Roofing material classification is becoming pivotal in urban decision-making, supporting processes like asbestos mapping, disaster preparation, and urban heat island detection. However, research has mainly focused on a restricted set of materials. Additionally, many studies rely on expensive multi- or hyper-spectral imagery and often use outdated or ineffective classification methods, overlooking the transformative capabilities of advanced deep learning and data fusion. This thesis explores using a convolutional neural network for pixel-level classification of Dutch buildings by merging standard aerial images with LiDAR data, enabling detailed mapping and addressing concerns about classification efficacy relative to image- and object-level methods.

A framework was devised to generate a new semantic segmentation dataset with over 15.5 million pixels from 200 randomly selected images nationwide, covering eight distinct materials. To facilitate material identification in unfavourable lighting conditions, true-colour aerial imagery from the BM5 dataset was combined with rasterised features extracted from the national point cloud (AHN4), specifically reflectance, slope, and planar point density. Additionally, a quasi-normalised elevation model (nDRM) was employed, based on the corresponding digital surface model and median roof elevation of buildings in each scene, as provided by the 3DBAG dataset. The research was further investigated using the DeepLabv3+ semantic segmentation architecture with a ResNet-18 backbone, and the model was trained end-to-end on the generated dataset. In this context, a novel stratified splitting algorithm and weighting scheme to combat class imbalance in the training subset were introduced.

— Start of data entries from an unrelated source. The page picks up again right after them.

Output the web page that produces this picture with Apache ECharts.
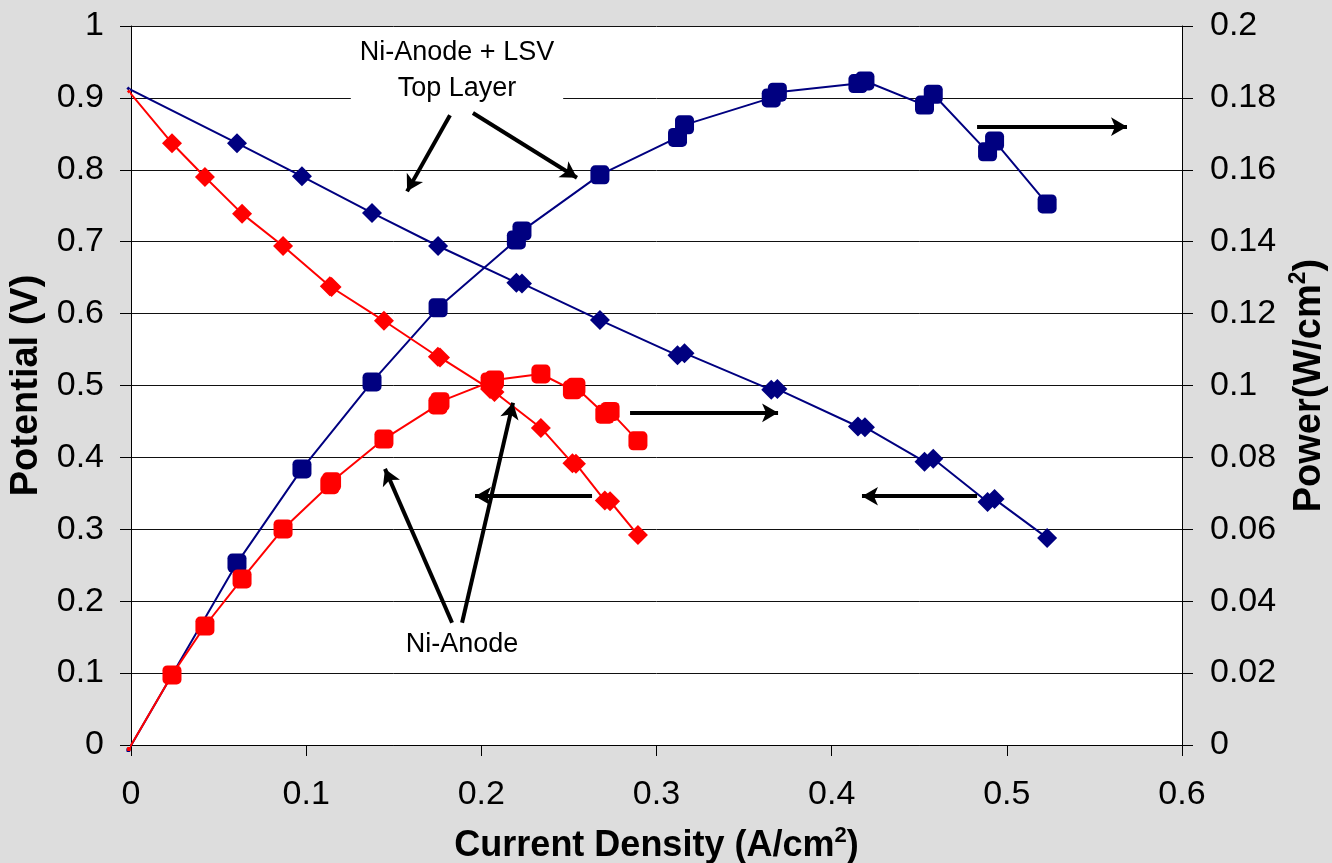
<!DOCTYPE html>
<html>
<head>
<meta charset="utf-8">
<script src="https://cdn.jsdelivr.net/npm/echarts@6/dist/echarts.min.js"></script>
<style>
html,body{margin:0;padding:0;background:#dddddd;}
#chart{width:1332px;height:863px;}
</style>
</head>
<body>
<div id="chart"></div>
<script>
// ---- Data ----
// Ni-Anode + LSV Top Layer (navy)
const lsvCurrent = [-0.0015, 0.0605, 0.0976, 0.1376, 0.1753, 0.2200, 0.2232, 0.2677, 0.3120, 0.3160, 0.3655, 0.3690, 0.4150, 0.4190, 0.4530, 0.4580, 0.4890, 0.4930, 0.5230];
const lsvPotential = [0.913, 0.837, 0.791, 0.740, 0.694, 0.643, 0.642, 0.591, 0.542, 0.545, 0.494, 0.495, 0.443, 0.442, 0.394, 0.398, 0.338, 0.342, 0.288];
const lsvPower = [-0.0014, 0.0506, 0.0768, 0.1010, 0.1216, 0.1405, 0.1430, 0.1586, 0.1690, 0.1725, 0.1800, 0.1816, 0.1840, 0.1847, 0.1780, 0.1810, 0.1650, 0.1680, 0.1505];
// Ni-Anode (red)
const niCurrent = [-0.0012, 0.0234, 0.0422, 0.0634, 0.0868, 0.1135, 0.1145, 0.1444, 0.1752, 0.1764, 0.2050, 0.2075, 0.2340, 0.2520, 0.2540, 0.2705, 0.2735, 0.2894];
const niPotential = [0.909, 0.837, 0.790, 0.739, 0.694, 0.638, 0.637, 0.590, 0.540, 0.539, 0.495, 0.491, 0.441, 0.392, 0.391, 0.340, 0.339, 0.292];
const niPower = [-0.0011, 0.0195, 0.0331, 0.0462, 0.0601, 0.0724, 0.0732, 0.0851, 0.0946, 0.0955, 0.1010, 0.1015, 0.1032, 0.0988, 0.0995, 0.0920, 0.0928, 0.0846];

// Axis ticks
const xTicks = {min: 0, max: 0.6, interval: 0.1};
const yLeftTicks = {min: 0, max: 1, interval: 0.1};
const yRightTicks = {min: 0, max: 0.2, interval: 0.02};

// Annotations (data coordinates on x / left y axis)
const annotationArrows = [
  [[0.1821, 0.876], [0.1576, 0.770]],
  [[0.1952, 0.879], [0.2546, 0.789]],
  [[0.1833, 0.170], [0.1450, 0.384]],
  [[0.1890, 0.170], [0.2181, 0.476]],
  [[0.2849, 0.462], [0.3694, 0.462]],
  [[0.2632, 0.346], [0.1964, 0.346]],
  [[0.4830, 0.346], [0.4173, 0.346]],
  [[0.4830, 0.860], [0.5686, 0.860]]
];
const annotationTexts = [
  {text: 'Ni-Anode + LSV\nTop Layer', at: [0.1861, 0.938], box: true},
  {text: 'Ni-Anode', at: [0.1890, 0.140], box: false}
];

const NAVY = '#000080', RED = '#ff0000';
const FONT = 'Liberation Sans, Arial, sans-serif';

function pairs(xs, ys) { return xs.map((x, i) => [x, ys[i]]); }
function symSize(big) { return (v, p) => p.dataIndex === 0 ? 4 : big; }

const chart = echarts.init(document.getElementById('chart'));

function nameStyle(size) {
  return {color: '#000', fontSize: size, fontWeight: 'bold', fontFamily: FONT,
    rich: {
      b: {fontSize: size, fontWeight: 'bold', fontFamily: FONT, color: '#000', lineHeight: size + 6},
      sup: {fontSize: Math.round(size * 0.6), fontWeight: 'bold', fontFamily: FONT, color: '#000', verticalAlign: 'top', lineHeight: size + 6}
    }
  };
}

const axisCommon = {
  axisLine: {show: true, lineStyle: {color: '#000', width: 1}},
  axisTick: {show: true, inside: false, length: 11, lineStyle: {color: '#000', width: 1}},
  axisLabel: {color: '#000', fontSize: 34, fontFamily: FONT}
};

function lineSeries(name, xs, ys, yIdx, color, symbol, size, extra) {
  return Object.assign({
    name, type: 'line', yAxisIndex: yIdx,
    data: pairs(xs, ys),
    symbol, symbolSize: symSize(size),
    showAllSymbol: true,
    clip: false,
    animation: false,
    lineStyle: {color, width: 2},
    itemStyle: {color, borderWidth: 0},
    emphasis: {disabled: true},
    z: symbol === 'roundRect' ? 3 : 4
  }, extra || {});
}

const arrowLines = annotationArrows.map(a => [
  {coord: a[0], symbol: 'none'},
  {coord: a[1], symbol: 'arrow'}
]);

chart.setOption({
  backgroundColor: '#dddddd',
  animation: false,
  grid: {left: 131, top: 26, right: 150, bottom: 118, show: true, backgroundColor: '#ffffff', borderWidth: 0,
         containLabel: false, outerBoundsMode: 'none'},
  xAxis: Object.assign({}, axisCommon, {
    type: 'value', min: xTicks.min, max: xTicks.max, interval: xTicks.interval,
    splitLine: {show: false},
    axisLabel: Object.assign({}, axisCommon.axisLabel, {margin: 33}),
    name: '{b|Current Density (A/cm}{sup|2}{b|)}',
    nameTextStyle: nameStyle(36),
    nameLocation: 'middle', nameGap: 80
  }),
  yAxis: [
    Object.assign({}, axisCommon, {
      type: 'value', position: 'left', min: yLeftTicks.min, max: yLeftTicks.max, interval: yLeftTicks.interval,
      splitLine: {show: true, lineStyle: {color: '#111', width: 1}},
      axisLabel: Object.assign({}, axisCommon.axisLabel, {margin: 27}),
      name: '{b|Potential (V)}',
      nameTextStyle: nameStyle(38),
      nameLocation: 'middle', nameRotate: 90, nameGap: 80
    }),
    Object.assign({}, axisCommon, {
      type: 'value', position: 'right', min: yRightTicks.min, max: yRightTicks.max, interval: yRightTicks.interval,
      splitLine: {show: false},
      axisLabel: Object.assign({}, axisCommon.axisLabel, {margin: 28}),
      name: '{b|Power(W/cm}{sup|2}{b|)}',
      nameTextStyle: nameStyle(38),
      nameLocation: 'middle', nameRotate: 90, nameGap: 104
    })
  ],
  series: [
    lineSeries('Ni-Anode + LSV Power', lsvCurrent, lsvPower, 1, NAVY, 'roundRect', 19),
    lineSeries('Ni-Anode Power', niCurrent, niPower, 1, RED, 'roundRect', 19),
    lineSeries('Ni-Anode + LSV Potential', lsvCurrent, lsvPotential, 0, NAVY, 'diamond', 20),
    lineSeries('Ni-Anode Potential', niCurrent, niPotential, 0, RED, 'diamond', 20, {
      markLine: {
        silent: true, animation: false,
        symbolSize: [14, 16],
        label: {show: false},
        lineStyle: {color: '#000', width: 4, type: 'solid'},
        itemStyle: {color: '#000'},
        emphasis: {disabled: true},
        data: arrowLines
      }
    })
  ]
});

const graphics = annotationTexts.map(t => {
  const p = chart.convertToPixel({xAxisIndex: 0, yAxisIndex: 0}, t.at);
  return {
    type: 'text', x: p[0], y: p[1], z: 50,
    style: {
      text: t.text, fontSize: 27, fontFamily: FONT, fill: '#000',
      align: 'center', verticalAlign: 'middle', lineHeight: 36,
      backgroundColor: t.box ? '#ffffff' : null,
      padding: t.box ? [4, 9, 4, 9] : 0
    }
  };
});
chart.setOption({graphic: graphics});
</script>
</body>
</html>
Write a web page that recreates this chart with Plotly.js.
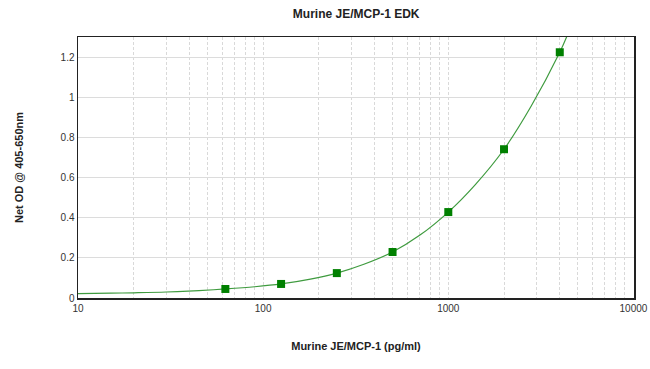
<!DOCTYPE html>
<html><head><meta charset="utf-8">
<script src="https://cdn.plot.ly/plotly-3.0.1.min.js"></script>
<style>html,body{margin:0;padding:0;background:#fff}#chart{width:650px;height:369px}</style>
</head><body><div id="chart"></div>
<script>
// Standards (pg/ml) and net OD
const concentrations = [62.5, 125, 250, 500, 1000, 2000, 4000];
const netOD = [0.045, 0.07, 0.124, 0.229, 0.428, 0.741, 1.224];
// Fitted curve
const curveX = [10, 15, 20, 30, 45, 62.5, 90, 125, 180, 250, 350, 500, 700, 1000, 1400, 2000, 2800, 4000, 4400];
const curveY = [0.022, 0.024, 0.026, 0.030, 0.037, 0.045, 0.056, 0.070, 0.094, 0.124, 0.168, 0.229, 0.312, 0.428, 0.565, 0.741, 0.955, 1.224, 1.31];
const yTicks = [0, 0.2, 0.4, 0.6, 0.8, 1, 1.2];
const yTickText = ['0', '0.2', '0.4', '0.6', '0.8', '1', '1.2'];
const xTicks = [10, 100, 1000, 10000];
const xTickText = ['10', '100', '1000', '10000'];

const font = 'Liberation Sans, Arial, sans-serif';
Plotly.newPlot('chart', [
  {x: curveX, y: curveY, mode: 'lines', line: {color: '#3f9b3f', width: 1.2, shape: 'spline'}, hoverinfo: 'skip'},
  {x: concentrations, y: netOD, mode: 'markers', marker: {symbol: 'square', size: 8, color: '#008000'}}
], {
  width: 650, height: 369,
  margin: {l: 78, r: 16, t: 37, b: 71},
  showlegend: false,
  paper_bgcolor: '#fff', plot_bgcolor: '#fff',
  title: {text: '<b>Murine JE/MCP-1 EDK</b>', font: {family: font, size: 12, color: '#222'}, x: 0.548, xanchor: 'center', y: 0.962, yanchor: 'middle'},
  xaxis: {
    type: 'log', range: [1, 4.003],
    tickvals: xTicks, ticktext: xTickText,
    showgrid: true, gridcolor: '#d9d9d9', griddash: '3px,2px', gridwidth: 1,
    minor: {dtick: 'D1', showgrid: true, gridcolor: '#d9d9d9', griddash: '3px,2px', gridwidth: 1, ticks: ''},
    ticks: '', showline: true, linecolor: '#222', linewidth: 1.5, mirror: true,
    zeroline: false,
    tickfont: {family: font, size: 10, color: '#333'},
    title: {text: '<b>Murine JE/MCP-1 (pg/ml)</b>', font: {family: font, size: 11, color: '#222'}, standoff: 30}
  },
  yaxis: {
    range: [0, 1.3],
    tickvals: yTicks, ticktext: yTickText,
    showgrid: true, gridcolor: '#dcdcdc', gridwidth: 1,
    ticks: '', showline: true, linecolor: '#222', linewidth: 1.5, mirror: true,
    zeroline: false,
    tickfont: {family: font, size: 10, color: '#333'},
    title: {text: '<b>Net OD @ 405-650nm</b>', font: {family: font, size: 11, color: '#222'}, standoff: 34}
  }
}, {displayModeBar: false, staticPlot: true});
</script></body></html>
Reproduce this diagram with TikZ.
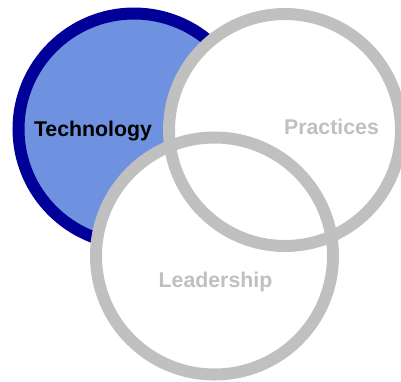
\documentclass[tikz,border=0pt]{standalone}
\usepackage{fontspec}
\setmainfont{Liberation Sans}
\definecolor{techfill}{RGB}{111,146,224}
\definecolor{techring}{RGB}{0,0,153}
\definecolor{ringgray}{RGB}{192,192,192}
\begin{document}
\begin{tikzpicture}[x=1pt,y=-1pt,
  ringline/.style={line width=12pt},
  lbl/.style={font=\bfseries\fontsize{21.3}{21.3}\selectfont, anchor=base, inner sep=0pt}]
\useasboundingbox (0,0) rectangle (401,381);
% Technology
\path[fill=techfill, draw=techring, ringline] (134,129) circle (115.5);
% white interiors
\path[fill=white] (285,130) circle (116);
\path[fill=white] (214.5,256) circle (118.5);
% gray rings
\path[draw=ringgray, ringline] (285,130) circle (116);
\path[draw=ringgray, ringline] (214.5,256) circle (118.5);
% labels
\node[lbl, text=black] (tech) at (93,136) {Technology};
\node[lbl, text=ringgray] (prac) at (331.5,134.5) {Practices};
\node[lbl, text=ringgray] (lead) at (215.5,287) {Leadership};
\end{tikzpicture}
\end{document}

After thorough hyperparameter tuning, we achieved a 64.68% mean intersection over union on the test subset. Membranes and gravel outperformed almost every other study. However, there were notable confusion and omission errors with light-permitting surfaces and metal. Further testing of pixel-wise material maps' generalization to different LoDs of the 3DBAG considerably decreased gross errors. However, it might overlook some minor original predictions, thus not improving overall performance notably. Generally, LoD1.2 was inadequate for modelling multi-material roofs of different heights. While LoD1.3 improved this, it still missed small roof sections, unlike LoD2.2, which also had more outliers. Additionally, an ablation study on the LiDAR-derived component of the new dataset showed that removing slope and nDRM reduced performance by 10.31% and 8.61%, respectively, while density had the least impact. All ablated features were semantically linked, suggesting they should be combined into a single dataset.

The thesis showcases the relevance of pixel-based classification with DL and data fusion, providing resources for future research and indicating areas for dataset expansion and improved annotation.